You went to journalism school? Really? What did you do there? I don't even know what that means. I don't know what that is. Journalism school? Is there a more straightforward trade than journalism? It's not a profession. Plumbing is a profession. You can flood somebody's basement. It's a complicated business. Journalism? Find out what happened and tell your readers. How hard is that? The inverted pyramid. OK, story structure. I can teach that in an afternoon -- and I do. Spell the names right? OK, get a dictionary. It's just not -- What a waste of time, and it strikes me as the whole point of it is to give a professional gloss to what is really a trade (a), and (b) to narrow the available pool down to a certain class of people with a certain set of cultural assumptions. So everybody in journalism -- black, white, Hispanic, Asian -- they're all from exactly the same culture. They're all coastal. They're all secular. They've never held a gun before. They also have the same -- they're all pro-choice. They're all pro gay rights. That's fine. But the net effect is an echo chamber.

If the city staff of The New York Times -- had every one of them graduated from BYU [Brigham Young University], would the coverage be different? Yeah, probably. Probably a lot different. So I just think maybe the unintended consequence of professionalizing journalism is that all journalists come from the same background and think the same things and have the same assumptions. There's no diversity at all. And I'm not talking about racial diversity, which is, by far, the shallowest and least interesting kind of diversity. But I mean cultural and ideological diversity. And I don't think you should hire right-wingers. I don't care if they have some affirmative action program for right-wingers. That's stupid. But just make sure every third person's from North Dakota. That'll fix it.

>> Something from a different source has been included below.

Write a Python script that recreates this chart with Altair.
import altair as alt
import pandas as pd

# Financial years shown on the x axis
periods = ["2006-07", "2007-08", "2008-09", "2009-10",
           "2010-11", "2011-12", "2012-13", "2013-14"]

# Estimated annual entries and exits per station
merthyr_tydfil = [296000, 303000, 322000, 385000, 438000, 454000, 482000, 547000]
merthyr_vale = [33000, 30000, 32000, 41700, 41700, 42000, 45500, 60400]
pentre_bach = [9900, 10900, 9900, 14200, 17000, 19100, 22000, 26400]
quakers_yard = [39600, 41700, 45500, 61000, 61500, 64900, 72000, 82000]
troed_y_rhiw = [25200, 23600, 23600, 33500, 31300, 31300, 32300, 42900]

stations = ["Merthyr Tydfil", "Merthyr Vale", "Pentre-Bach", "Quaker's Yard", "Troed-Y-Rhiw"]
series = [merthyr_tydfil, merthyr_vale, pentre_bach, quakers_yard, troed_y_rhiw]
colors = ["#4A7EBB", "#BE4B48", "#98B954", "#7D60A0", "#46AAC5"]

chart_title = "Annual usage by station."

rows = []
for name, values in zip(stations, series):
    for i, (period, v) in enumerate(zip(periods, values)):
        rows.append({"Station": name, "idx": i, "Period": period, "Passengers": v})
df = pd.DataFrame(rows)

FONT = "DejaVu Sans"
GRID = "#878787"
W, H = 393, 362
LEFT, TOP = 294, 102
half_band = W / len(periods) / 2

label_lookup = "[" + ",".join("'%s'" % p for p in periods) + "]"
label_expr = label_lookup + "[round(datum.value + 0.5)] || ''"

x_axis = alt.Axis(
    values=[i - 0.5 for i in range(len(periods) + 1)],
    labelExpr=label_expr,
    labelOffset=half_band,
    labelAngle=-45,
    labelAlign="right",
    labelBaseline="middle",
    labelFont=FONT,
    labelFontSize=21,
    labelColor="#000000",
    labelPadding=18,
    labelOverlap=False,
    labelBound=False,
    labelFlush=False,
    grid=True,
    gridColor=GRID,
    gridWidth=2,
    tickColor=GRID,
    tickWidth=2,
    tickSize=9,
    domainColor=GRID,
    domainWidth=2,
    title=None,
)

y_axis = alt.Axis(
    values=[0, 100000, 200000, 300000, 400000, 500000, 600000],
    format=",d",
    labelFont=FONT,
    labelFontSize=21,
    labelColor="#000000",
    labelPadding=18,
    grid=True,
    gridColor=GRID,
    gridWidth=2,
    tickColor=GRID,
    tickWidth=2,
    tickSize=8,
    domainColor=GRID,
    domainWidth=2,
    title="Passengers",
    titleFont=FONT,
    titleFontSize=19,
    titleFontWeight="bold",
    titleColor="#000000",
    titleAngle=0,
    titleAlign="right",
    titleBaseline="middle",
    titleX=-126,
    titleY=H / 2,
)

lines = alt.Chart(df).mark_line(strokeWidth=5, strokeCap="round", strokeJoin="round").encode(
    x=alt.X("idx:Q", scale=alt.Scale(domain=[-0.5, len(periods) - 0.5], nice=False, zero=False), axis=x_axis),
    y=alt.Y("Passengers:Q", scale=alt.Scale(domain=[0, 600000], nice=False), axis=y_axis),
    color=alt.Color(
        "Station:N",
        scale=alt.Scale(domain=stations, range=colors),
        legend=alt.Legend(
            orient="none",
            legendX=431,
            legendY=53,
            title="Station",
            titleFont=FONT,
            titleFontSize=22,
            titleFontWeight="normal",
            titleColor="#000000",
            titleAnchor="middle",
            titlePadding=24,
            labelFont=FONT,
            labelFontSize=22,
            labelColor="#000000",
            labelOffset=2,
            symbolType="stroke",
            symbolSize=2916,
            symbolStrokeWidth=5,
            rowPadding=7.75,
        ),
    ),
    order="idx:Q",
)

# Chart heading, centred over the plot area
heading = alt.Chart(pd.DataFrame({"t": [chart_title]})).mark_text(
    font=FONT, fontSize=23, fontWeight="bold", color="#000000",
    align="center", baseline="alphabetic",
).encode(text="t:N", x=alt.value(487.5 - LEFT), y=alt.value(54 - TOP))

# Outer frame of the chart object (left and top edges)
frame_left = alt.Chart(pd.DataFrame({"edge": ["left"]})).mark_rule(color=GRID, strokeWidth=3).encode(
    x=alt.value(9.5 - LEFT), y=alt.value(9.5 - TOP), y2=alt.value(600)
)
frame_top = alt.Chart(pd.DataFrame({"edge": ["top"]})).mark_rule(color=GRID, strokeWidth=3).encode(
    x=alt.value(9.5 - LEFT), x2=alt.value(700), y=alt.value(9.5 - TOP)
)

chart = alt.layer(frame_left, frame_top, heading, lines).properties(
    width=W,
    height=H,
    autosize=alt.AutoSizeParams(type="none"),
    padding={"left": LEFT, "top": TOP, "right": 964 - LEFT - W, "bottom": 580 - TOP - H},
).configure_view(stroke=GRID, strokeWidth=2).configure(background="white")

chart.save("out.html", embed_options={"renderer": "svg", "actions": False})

Carlson also spoke about the response he received from journalists after Neil Munro, the Daily Caller's White House reporter, famously interrupted President Barack Obama speaking in the Rose Garden:

I was confronted and screamed at by Jonathan Alter, the longtime Newsweek correspondent, outside a restaurant in Charlotte, because my reporter dared ask an impolite question of the president. I said to him what I thought from the beginning, "Since when is politeness an important criterion for journalism?"

My dad was a journalist. The journalists I grew up around were all people with bad table manners and abrupt manners and highly aggressive, direct postures, and they were kind of not really fit for indoor work. They were super-aggressive people ... The good journalists I know still are, including the liberal ones.

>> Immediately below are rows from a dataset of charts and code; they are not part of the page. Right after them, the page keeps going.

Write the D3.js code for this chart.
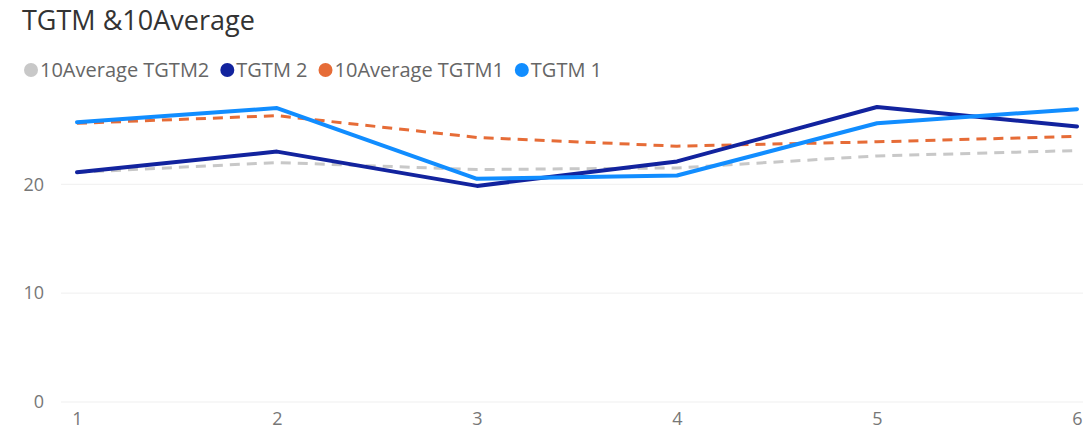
<!DOCTYPE html>
<html>
<head>
<meta charset="utf-8">
<script src="https://cdn.jsdelivr.net/npm/d3@7"></script>
<style>
  html, body { margin: 0; padding: 0; background: #fff; }
  svg { display: block; }
  text { font-family: "Open Sans", "Noto Sans", sans-serif; }
</style>
</head>
<body>
<svg id="chart" width="1083" height="432"></svg>
<script>
const categories = [1, 2, 3, 4, 5, 6];
const avgTGTM2 = [21.1, 22.0, 21.35, 21.5, 22.6, 23.1];
const tgtm2 = [21.1, 23.0, 19.85, 22.1, 27.1, 25.3];
const avgTGTM1 = [25.6, 26.3, 24.3, 23.5, 23.9, 24.4];
const tgtm1 = [25.7, 27.0, 20.5, 20.8, 25.6, 26.9];
const yTicks = [0, 10, 20];
const seriesNames = ["10Average TGTM2", "TGTM 2", "10Average TGTM1", "TGTM 1"];
const seriesColors = ["#C8C8C8", "#12239E", "#E66C37", "#118DFF"];

const series = [
  { name: seriesNames[0], values: avgTGTM2, color: seriesColors[0], dashed: true },
  { name: seriesNames[1], values: tgtm2, color: seriesColors[1], dashed: false },
  { name: seriesNames[2], values: avgTGTM1, color: seriesColors[2], dashed: true },
  { name: seriesNames[3], values: tgtm1, color: seriesColors[3], dashed: false }
];
const drawOrder = [0, 2, 1, 3];

const svg = d3.select("#chart");

const x = d3.scalePoint().domain(categories).range([77, 1077]);
const y = d3.scaleLinear().domain([0, 28.2]).range([402, 95]);

// Title
svg.append("text")
  .attr("x", 22).attr("y", 30)
  .attr("font-size", 27)
  .attr("fill", "#333333")
  .text("TGTM &10Average");

// Legend
const legend = svg.append("g");
let lx = 31;
series.forEach((s, i) => {
  const g = legend.append("g");
  g.append("circle").attr("cx", lx).attr("cy", 70).attr("r", 7).attr("fill", s.color);
  const t = g.append("text").attr("x", lx + 9).attr("y", 77)
    .attr("font-size", 20).attr("fill", "#666666").text(s.name);
  lx = lx + 9 + t.node().getComputedTextLength() + 18;
});

// Grid lines
const grid = svg.append("g");
grid.selectAll("line").data(yTicks).join("line")
  .attr("x1", 61).attr("x2", 1083)
  .attr("y1", d => y(d)).attr("y2", d => y(d))
  .attr("stroke", "#EFEFEF").attr("stroke-width", 1);

// Y axis labels
const yAxis = d3.axisLeft(y).tickValues(yTicks).tickSize(0).tickPadding(0);
svg.append("g").attr("transform", "translate(44,0)").call(yAxis)
  .call(g => g.select(".domain").remove())
  .call(g => g.selectAll("text").attr("font-size", 18).attr("fill", "#777777")
    .attr("font-family", "'Open Sans', 'Noto Sans', sans-serif"));

// X axis labels
const xAxis = d3.axisBottom(x).tickSize(0).tickPadding(0);
svg.append("g").attr("transform", "translate(0,412)").call(xAxis)
  .call(g => g.select(".domain").remove())
  .call(g => g.selectAll("text").attr("font-size", 18).attr("fill", "#777777")
    .attr("font-family", "'Open Sans', 'Noto Sans', sans-serif"));

// Lines
const line = d3.line().x((d, i) => x(categories[i])).y(d => y(d));
drawOrder.forEach(i => {
  const s = series[i];
  svg.append("path")
    .attr("d", line(s.values))
    .attr("fill", "none")
    .attr("stroke", s.color)
    .attr("stroke-width", s.dashed ? 3 : 4)
    .attr("stroke-linejoin", "round")
    .attr("stroke-linecap", s.dashed ? "butt" : "round")
    .attr("stroke-dasharray", s.dashed ? "10,7" : null);
});
</script>
</body>
</html>
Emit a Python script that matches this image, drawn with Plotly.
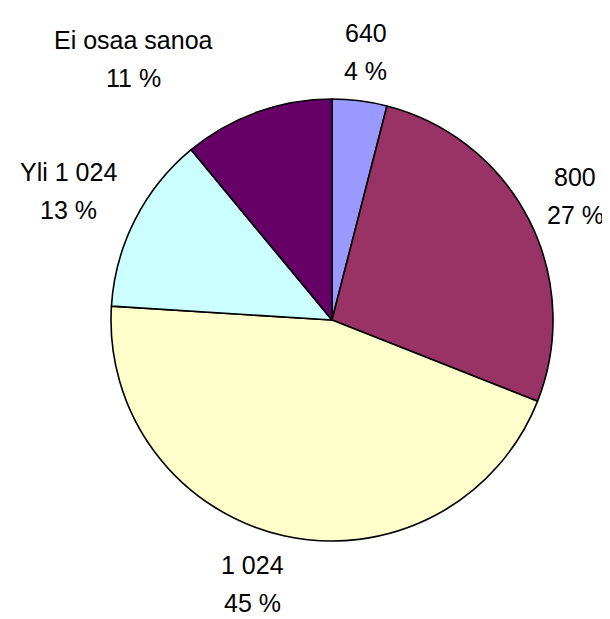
import math
import plotly.graph_objects as go

# vastausvaihtoehdot ja osuudet (%)
labels = ['640', '800', '1 024', 'Yli 1 024', 'Ei osaa sanoa']
values = [4, 27, 45, 13, 11]
colors = ['#9999FF', '#993366', '#FFFFCC', '#CCFFFF', '#660066']

# page is 610x619, the html body adds an 8px margin
OFF = 8
W, H = 610 - OFF, 619 - OFF
CX, CY, R = 332 - OFF, 320 - OFF, 221   # pie centre/radius in figure pixels
FONT = dict(family='Liberation Sans, Arial', size=25, color='#000000')

dom_x = [(CX - R) / W, (CX + R) / W]
dom_y = [(H - CY - R) / H, (H - CY + R) / H]

fig = go.Figure(go.Pie(
    labels=labels,
    values=values,
    sort=False,
    direction='clockwise',
    rotation=0,
    marker=dict(colors=colors, line=dict(color='black', width=1.6)),
    textinfo='none',
    hoverinfo='label+percent',
    domain=dict(x=dom_x, y=dom_y),
))

# label nudges in px (Excel placed some labels off the radial line)
nudge = {'Ei osaa sanoa': (-98, -17), '1 024': (-20, 4), 'Yli 1 024': (6, -9)}

total = sum(values)
cum = 0
for lab, val in zip(labels, values):
    mid = (cum + val / 2) / total * 2 * math.pi
    cum += val
    ux, uy = math.sin(mid), math.cos(mid)
    pct = f'{round(val / total * 100)} %'
    w = max(len(lab), len(pct)) * 13.5
    h = 70
    d = R + 12 + w / 2 * abs(ux) + h / 2 * abs(uy)
    px = CX + d * ux
    py = (H - CY) + d * uy
    dx, dy = nudge.get(lab, (0, 0))
    px += dx
    py += dy
    for txt, off in ((lab, 19), (pct, -19)):
        fig.add_annotation(
            x=px / W, y=(py + off) / H, xref='paper', yref='paper',
            text=txt, showarrow=False, font=FONT,
            xanchor='center', yanchor='middle',
        )

fig.update_layout(
    width=W, height=H,
    showlegend=False,
    margin=dict(l=0, r=0, t=0, b=0),
    paper_bgcolor='white',
)

fig.write_html('out.html')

We also discussed the Menendez story, prior to the recent reports in The Washington Post and ABC News. I asked why mainstream news outlets -- some of which followed up on the money angle and the senator's having accepted flights to the Dominican Republic from a wealthy donor -- didn't follow up on the prostitution angle.

We interviewed a couple of prostitutes on tape who said they, you know, knew Menendez and he was hiring hookers and having sex with them. That seemed like a story to me. I don't know how you wouldn't run that. And we were attacked for it. ... I actually don't care that much, because I just assume that people are going to dismiss some of our reporting because they don't like my politics. There's nothing I can do about that, so I try not to pay attention.

As for the news media either not crediting or dismissing The Daily Caller's Menendez reporting:

Whatever. Those people are all dying. The Washington Post won't exist 20 years from now. I'm not celebrating that fact. It's sad. They took a great newspaper and destroyed it -- just small-minded, frightened people. You know what I mean? So I mean, I try and keep that in mind when I get mad about it.